Africa University is steadily growing its research intensity, but high impact research outputs have been low due to the lack of institutional research management strategies. Fortunately, the University Executive embraced the benefits of research management and in 2021 a director was appointed in the Office of Research and Innovation. With the support from the Executive and Human Resources, eight staff members improved their skills and knowledge and are currently providing research management services across the institution. Capacity development is an ongoing process and Mandla finds her current role as Research Programs Coordinator constantly changing as the institution defines its research management structures and functions. She is involved in the overall coordination and support of the research management services across the university.
Research management is still emerging in Zimbabwe, and she finds it satisfying to be able to walk on unchartered territories, learning as she serves and measuring her success in seeing more and more researchers writing grant proposals and succeeding in attracting research funding and delivering high quality outputs.

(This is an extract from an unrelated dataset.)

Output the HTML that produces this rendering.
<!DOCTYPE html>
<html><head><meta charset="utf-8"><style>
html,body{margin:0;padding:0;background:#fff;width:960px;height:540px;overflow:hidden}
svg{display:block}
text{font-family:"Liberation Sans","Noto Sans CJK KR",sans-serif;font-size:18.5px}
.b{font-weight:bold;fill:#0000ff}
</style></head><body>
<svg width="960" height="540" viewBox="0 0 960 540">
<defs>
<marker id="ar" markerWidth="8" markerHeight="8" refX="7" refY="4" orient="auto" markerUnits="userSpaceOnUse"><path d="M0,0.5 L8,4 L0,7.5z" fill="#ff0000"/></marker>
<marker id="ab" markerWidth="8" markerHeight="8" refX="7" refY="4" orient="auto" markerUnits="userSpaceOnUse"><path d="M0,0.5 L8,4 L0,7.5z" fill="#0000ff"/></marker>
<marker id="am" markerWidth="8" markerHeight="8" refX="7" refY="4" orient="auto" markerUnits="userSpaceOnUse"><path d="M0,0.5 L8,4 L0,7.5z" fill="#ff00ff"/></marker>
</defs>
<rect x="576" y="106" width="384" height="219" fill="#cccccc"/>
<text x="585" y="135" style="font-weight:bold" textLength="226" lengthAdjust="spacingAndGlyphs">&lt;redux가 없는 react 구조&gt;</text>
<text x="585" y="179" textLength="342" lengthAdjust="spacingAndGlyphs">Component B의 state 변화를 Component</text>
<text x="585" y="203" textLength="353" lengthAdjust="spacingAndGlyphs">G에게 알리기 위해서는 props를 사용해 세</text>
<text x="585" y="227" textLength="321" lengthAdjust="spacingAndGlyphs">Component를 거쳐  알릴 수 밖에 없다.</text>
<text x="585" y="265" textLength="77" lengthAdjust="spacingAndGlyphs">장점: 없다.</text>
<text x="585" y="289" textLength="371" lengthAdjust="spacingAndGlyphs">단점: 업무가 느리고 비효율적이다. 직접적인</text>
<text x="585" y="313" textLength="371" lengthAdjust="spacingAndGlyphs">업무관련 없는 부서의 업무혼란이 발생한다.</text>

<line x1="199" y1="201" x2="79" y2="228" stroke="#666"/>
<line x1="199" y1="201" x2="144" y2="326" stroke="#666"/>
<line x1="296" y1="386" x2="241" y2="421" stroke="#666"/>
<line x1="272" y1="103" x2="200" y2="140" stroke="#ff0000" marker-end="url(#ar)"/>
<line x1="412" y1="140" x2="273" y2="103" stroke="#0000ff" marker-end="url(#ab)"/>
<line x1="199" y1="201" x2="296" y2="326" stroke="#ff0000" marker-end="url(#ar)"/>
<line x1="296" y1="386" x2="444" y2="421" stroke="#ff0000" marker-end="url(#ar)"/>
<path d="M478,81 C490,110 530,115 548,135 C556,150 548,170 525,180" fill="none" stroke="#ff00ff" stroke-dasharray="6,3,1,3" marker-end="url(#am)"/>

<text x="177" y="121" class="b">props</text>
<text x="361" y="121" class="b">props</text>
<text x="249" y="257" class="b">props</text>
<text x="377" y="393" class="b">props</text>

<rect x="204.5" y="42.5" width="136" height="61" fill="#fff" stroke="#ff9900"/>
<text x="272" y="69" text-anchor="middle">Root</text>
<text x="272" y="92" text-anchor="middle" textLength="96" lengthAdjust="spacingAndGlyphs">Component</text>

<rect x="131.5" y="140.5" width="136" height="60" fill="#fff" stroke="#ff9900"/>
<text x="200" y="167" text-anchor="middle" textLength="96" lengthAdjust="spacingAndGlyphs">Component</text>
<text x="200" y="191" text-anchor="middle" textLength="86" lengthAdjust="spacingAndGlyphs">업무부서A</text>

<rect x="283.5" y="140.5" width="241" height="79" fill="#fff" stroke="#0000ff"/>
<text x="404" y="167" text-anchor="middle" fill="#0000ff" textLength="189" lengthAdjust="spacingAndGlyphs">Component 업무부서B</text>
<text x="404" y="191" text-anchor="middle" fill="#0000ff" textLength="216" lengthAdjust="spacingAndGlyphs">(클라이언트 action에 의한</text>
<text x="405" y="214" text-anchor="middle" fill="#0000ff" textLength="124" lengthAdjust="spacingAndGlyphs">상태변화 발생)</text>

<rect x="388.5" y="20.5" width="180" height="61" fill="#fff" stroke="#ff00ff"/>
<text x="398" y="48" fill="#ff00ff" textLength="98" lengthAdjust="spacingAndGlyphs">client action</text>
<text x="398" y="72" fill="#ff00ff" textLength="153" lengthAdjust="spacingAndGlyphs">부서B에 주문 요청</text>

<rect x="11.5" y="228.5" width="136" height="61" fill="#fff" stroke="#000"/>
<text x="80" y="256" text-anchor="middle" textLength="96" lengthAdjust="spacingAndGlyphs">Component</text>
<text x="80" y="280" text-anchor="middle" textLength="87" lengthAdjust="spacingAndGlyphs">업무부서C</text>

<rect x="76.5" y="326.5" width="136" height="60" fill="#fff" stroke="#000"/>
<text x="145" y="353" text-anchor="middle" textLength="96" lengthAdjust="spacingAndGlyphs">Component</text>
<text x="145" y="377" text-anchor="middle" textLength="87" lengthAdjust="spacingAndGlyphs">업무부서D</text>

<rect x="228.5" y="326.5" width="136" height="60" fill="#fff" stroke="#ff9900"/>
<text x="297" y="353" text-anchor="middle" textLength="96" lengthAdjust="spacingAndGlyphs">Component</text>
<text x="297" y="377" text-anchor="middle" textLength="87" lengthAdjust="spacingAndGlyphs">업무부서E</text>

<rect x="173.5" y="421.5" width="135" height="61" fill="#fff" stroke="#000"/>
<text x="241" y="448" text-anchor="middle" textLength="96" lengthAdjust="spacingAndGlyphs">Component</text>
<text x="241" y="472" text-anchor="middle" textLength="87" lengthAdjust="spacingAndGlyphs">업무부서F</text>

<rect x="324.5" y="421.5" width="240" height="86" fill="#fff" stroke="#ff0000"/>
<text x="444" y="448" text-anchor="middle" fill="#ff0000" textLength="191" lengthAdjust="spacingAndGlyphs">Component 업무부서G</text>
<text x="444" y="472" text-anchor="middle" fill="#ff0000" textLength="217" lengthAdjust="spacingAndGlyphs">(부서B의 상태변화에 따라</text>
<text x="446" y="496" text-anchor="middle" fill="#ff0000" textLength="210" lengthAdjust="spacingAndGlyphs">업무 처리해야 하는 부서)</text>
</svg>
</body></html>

It is important to Mandla to engage with researchers and support them with confidence. This requires the constant upgrading of her skills and competence. She used the Professional Competency Framework (PCF) for Research Managers to identify the competency areas that she wants to improve in and acted by enrolling for the Postgraduate Diploma in Research Management and Administration at Stellenbosch University. Her studies is supported by a scholarship from the African Academy of Sciences RemPRO Africa and the Alliance for Accelerating Excellence in Science in Africa. In 2021 she was awarded professional status as a Research Management Professional (RMP) through the IPRC. She says: “This is the highest honour I cherish most as I am the only one in Zimbabwe at the moment and other research managers and administrators are encouraged now to take up research management seriously as a profession”.